# Set problem:
Output the material word for word. Leave each picture out.
** Start **
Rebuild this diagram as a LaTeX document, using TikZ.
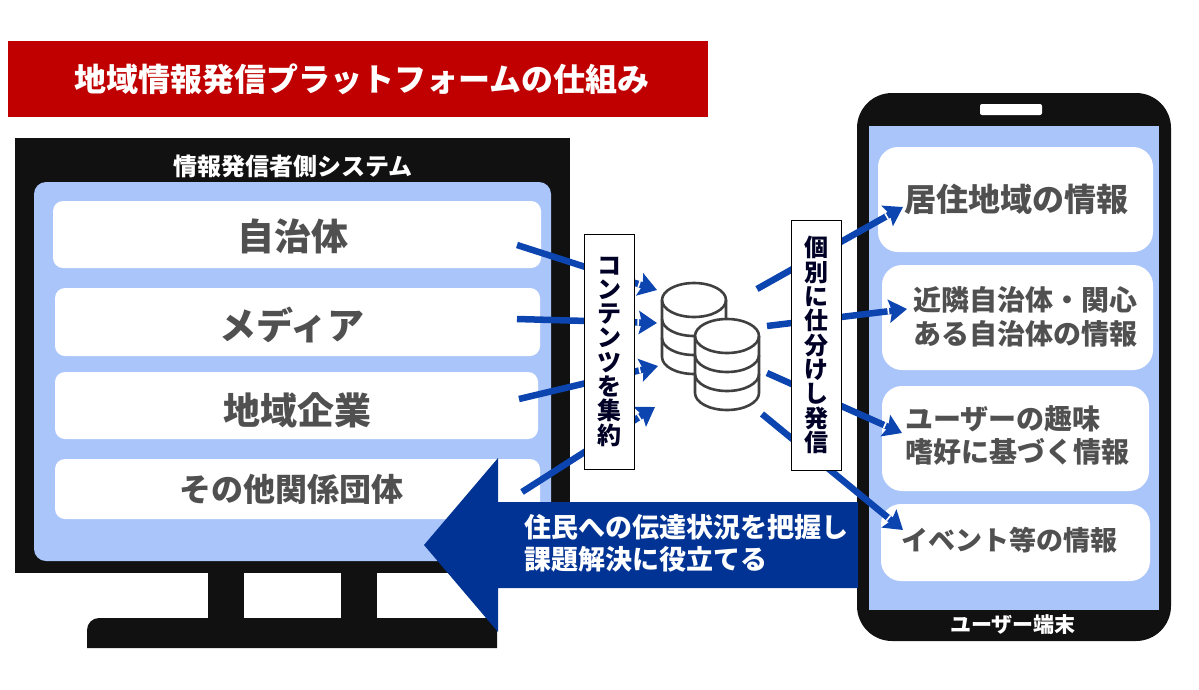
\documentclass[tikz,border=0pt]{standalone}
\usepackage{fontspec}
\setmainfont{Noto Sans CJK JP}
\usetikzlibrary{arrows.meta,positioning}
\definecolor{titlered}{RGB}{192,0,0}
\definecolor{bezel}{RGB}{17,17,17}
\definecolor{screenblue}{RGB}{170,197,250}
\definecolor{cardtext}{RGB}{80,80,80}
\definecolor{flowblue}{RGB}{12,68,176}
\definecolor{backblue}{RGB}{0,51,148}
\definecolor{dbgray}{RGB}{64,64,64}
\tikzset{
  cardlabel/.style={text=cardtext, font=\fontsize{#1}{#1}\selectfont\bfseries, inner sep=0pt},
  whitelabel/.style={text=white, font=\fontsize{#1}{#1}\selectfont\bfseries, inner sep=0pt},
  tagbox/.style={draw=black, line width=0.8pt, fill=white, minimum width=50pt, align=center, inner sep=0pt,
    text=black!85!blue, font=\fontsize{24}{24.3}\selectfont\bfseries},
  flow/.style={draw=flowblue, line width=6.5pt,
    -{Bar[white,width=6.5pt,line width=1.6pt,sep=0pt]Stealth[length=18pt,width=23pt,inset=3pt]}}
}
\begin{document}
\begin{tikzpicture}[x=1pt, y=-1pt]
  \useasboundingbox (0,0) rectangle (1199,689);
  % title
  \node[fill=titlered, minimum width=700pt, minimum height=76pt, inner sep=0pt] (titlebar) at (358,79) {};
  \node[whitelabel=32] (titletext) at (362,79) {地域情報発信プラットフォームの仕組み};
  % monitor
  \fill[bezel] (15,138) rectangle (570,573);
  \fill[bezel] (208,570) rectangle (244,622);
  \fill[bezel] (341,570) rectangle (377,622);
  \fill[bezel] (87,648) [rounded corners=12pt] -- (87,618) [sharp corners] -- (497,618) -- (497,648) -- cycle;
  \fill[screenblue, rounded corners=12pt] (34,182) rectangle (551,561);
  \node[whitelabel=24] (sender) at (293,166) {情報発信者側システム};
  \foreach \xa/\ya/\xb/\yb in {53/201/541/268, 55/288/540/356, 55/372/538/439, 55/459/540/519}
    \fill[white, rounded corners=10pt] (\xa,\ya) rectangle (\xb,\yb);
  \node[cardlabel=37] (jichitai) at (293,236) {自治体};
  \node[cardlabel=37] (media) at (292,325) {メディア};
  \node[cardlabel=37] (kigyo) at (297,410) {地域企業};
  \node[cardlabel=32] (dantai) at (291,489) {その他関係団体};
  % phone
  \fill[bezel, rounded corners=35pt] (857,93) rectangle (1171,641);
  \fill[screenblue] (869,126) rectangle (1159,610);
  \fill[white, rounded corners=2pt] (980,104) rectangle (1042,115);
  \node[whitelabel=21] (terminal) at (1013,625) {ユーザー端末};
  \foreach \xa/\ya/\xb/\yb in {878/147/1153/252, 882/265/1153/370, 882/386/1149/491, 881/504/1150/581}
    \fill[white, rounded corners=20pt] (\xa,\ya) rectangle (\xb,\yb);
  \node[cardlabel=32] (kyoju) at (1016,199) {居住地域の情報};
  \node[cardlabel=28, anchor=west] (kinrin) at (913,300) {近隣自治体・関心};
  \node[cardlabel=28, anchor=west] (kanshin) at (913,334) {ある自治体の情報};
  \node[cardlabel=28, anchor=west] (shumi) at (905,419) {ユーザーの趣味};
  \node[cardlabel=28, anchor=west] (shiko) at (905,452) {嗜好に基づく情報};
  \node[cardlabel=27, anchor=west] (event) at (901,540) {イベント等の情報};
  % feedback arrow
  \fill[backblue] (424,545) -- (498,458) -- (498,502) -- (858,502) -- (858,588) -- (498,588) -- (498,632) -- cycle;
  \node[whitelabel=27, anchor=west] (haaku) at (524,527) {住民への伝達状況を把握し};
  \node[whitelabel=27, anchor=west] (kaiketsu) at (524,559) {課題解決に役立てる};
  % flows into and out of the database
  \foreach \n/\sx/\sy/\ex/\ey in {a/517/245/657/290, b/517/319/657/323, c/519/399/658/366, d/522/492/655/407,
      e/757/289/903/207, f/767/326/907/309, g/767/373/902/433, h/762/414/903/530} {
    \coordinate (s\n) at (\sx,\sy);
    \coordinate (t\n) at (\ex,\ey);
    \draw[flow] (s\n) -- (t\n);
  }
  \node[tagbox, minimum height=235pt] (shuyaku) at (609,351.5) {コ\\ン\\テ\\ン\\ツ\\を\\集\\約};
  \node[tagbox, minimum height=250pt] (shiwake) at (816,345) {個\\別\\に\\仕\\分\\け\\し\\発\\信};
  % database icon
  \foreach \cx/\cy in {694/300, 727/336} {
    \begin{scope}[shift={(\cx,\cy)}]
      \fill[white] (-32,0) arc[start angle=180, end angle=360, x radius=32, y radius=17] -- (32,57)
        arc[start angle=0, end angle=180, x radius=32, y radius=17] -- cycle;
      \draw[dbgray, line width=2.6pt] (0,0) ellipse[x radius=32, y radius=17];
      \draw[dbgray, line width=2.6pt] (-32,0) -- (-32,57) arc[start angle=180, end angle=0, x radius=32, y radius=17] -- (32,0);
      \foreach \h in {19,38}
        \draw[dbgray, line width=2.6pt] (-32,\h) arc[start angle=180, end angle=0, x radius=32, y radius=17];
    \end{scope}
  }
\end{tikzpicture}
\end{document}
** End **
# Written solution:
Rebuild this diagram as a LaTeX document, using TikZ.
\documentclass[tikz,border=0pt]{standalone}
\usepackage{fontspec}
\setmainfont{Noto Sans CJK JP}
\usetikzlibrary{arrows.meta,positioning}
\definecolor{titlered}{RGB}{192,0,0}
\definecolor{bezel}{RGB}{17,17,17}
\definecolor{screenblue}{RGB}{170,197,250}
\definecolor{cardtext}{RGB}{80,80,80}
\definecolor{flowblue}{RGB}{12,68,176}
\definecolor{backblue}{RGB}{0,51,148}
\definecolor{dbgray}{RGB}{64,64,64}
\tikzset{
  cardlabel/.style={text=cardtext, font=\fontsize{#1}{#1}\selectfont\bfseries, inner sep=0pt},
  whitelabel/.style={text=white, font=\fontsize{#1}{#1}\selectfont\bfseries, inner sep=0pt},
  tagbox/.style={draw=black, line width=0.8pt, fill=white, minimum width=50pt, align=center, inner sep=0pt,
    text=black!85!blue, font=\fontsize{24}{24.3}\selectfont\bfseries},
  flow/.style={draw=flowblue, line width=6.5pt,
    -{Bar[white,width=6.5pt,line width=1.6pt,sep=0pt]Stealth[length=18pt,width=23pt,inset=3pt]}}
}
\begin{document}
\begin{tikzpicture}[x=1pt, y=-1pt]
  \useasboundingbox (0,0) rectangle (1199,689);
  % title
  \node[fill=titlered, minimum width=700pt, minimum height=76pt, inner sep=0pt] (titlebar) at (358,79) {};
  \node[whitelabel=32] (titletext) at (362,79) {地域情報発信プラットフォームの仕組み};
  % monitor
  \fill[bezel] (15,138) rectangle (570,573);
  \fill[bezel] (208,570) rectangle (244,622);
  \fill[bezel] (341,570) rectangle (377,622);
  \fill[bezel] (87,648) [rounded corners=12pt] -- (87,618) [sharp corners] -- (497,618) -- (497,648) -- cycle;
  \fill[screenblue, rounded corners=12pt] (34,182) rectangle (551,561);
  \node[whitelabel=24] (sender) at (293,166) {情報発信者側システム};
  \foreach \xa/\ya/\xb/\yb in {53/201/541/268, 55/288/540/356, 55/372/538/439, 55/459/540/519}
    \fill[white, rounded corners=10pt] (\xa,\ya) rectangle (\xb,\yb);
  \node[cardlabel=37] (jichitai) at (293,236) {自治体};
  \node[cardlabel=37] (media) at (292,325) {メディア};
  \node[cardlabel=37] (kigyo) at (297,410) {地域企業};
  \node[cardlabel=32] (dantai) at (291,489) {その他関係団体};
  % phone
  \fill[bezel, rounded corners=35pt] (857,93) rectangle (1171,641);
  \fill[screenblue] (869,126) rectangle (1159,610);
  \fill[white, rounded corners=2pt] (980,104) rectangle (1042,115);
  \node[whitelabel=21] (terminal) at (1013,625) {ユーザー端末};
  \foreach \xa/\ya/\xb/\yb in {878/147/1153/252, 882/265/1153/370, 882/386/1149/491, 881/504/1150/581}
    \fill[white, rounded corners=20pt] (\xa,\ya) rectangle (\xb,\yb);
  \node[cardlabel=32] (kyoju) at (1016,199) {居住地域の情報};
  \node[cardlabel=28, anchor=west] (kinrin) at (913,300) {近隣自治体・関心};
  \node[cardlabel=28, anchor=west] (kanshin) at (913,334) {ある自治体の情報};
  \node[cardlabel=28, anchor=west] (shumi) at (905,419) {ユーザーの趣味};
  \node[cardlabel=28, anchor=west] (shiko) at (905,452) {嗜好に基づく情報};
  \node[cardlabel=27, anchor=west] (event) at (901,540) {イベント等の情報};
  % feedback arrow
  \fill[backblue] (424,545) -- (498,458) -- (498,502) -- (858,502) -- (858,588) -- (498,588) -- (498,632) -- cycle;
  \node[whitelabel=27, anchor=west] (haaku) at (524,527) {住民への伝達状況を把握し};
  \node[whitelabel=27, anchor=west] (kaiketsu) at (524,559) {課題解決に役立てる};
  % flows into and out of the database
  \foreach \n/\sx/\sy/\ex/\ey in {a/517/245/657/290, b/517/319/657/323, c/519/399/658/366, d/522/492/655/407,
      e/757/289/903/207, f/767/326/907/309, g/767/373/902/433, h/762/414/903/530} {
    \coordinate (s\n) at (\sx,\sy);
    \coordinate (t\n) at (\ex,\ey);
    \draw[flow] (s\n) -- (t\n);
  }
  \node[tagbox, minimum height=235pt] (shuyaku) at (609,351.5) {コ\\ン\\テ\\ン\\ツ\\を\\集\\約};
  \node[tagbox, minimum height=250pt] (shiwake) at (816,345) {個\\別\\に\\仕\\分\\け\\し\\発\\信};
  % database icon
  \foreach \cx/\cy in {694/300, 727/336} {
    \begin{scope}[shift={(\cx,\cy)}]
      \fill[white] (-32,0) arc[start angle=180, end angle=360, x radius=32, y radius=17] -- (32,57)
        arc[start angle=0, end angle=180, x radius=32, y radius=17] -- cycle;
      \draw[dbgray, line width=2.6pt] (0,0) ellipse[x radius=32, y radius=17];
      \draw[dbgray, line width=2.6pt] (-32,0) -- (-32,57) arc[start angle=180, end angle=0, x radius=32, y radius=17] -- (32,0);
      \foreach \h in {19,38}
        \draw[dbgray, line width=2.6pt] (-32,\h) arc[start angle=180, end angle=0, x radius=32, y radius=17];
    \end{scope}
  }
\end{tikzpicture}
\end{document}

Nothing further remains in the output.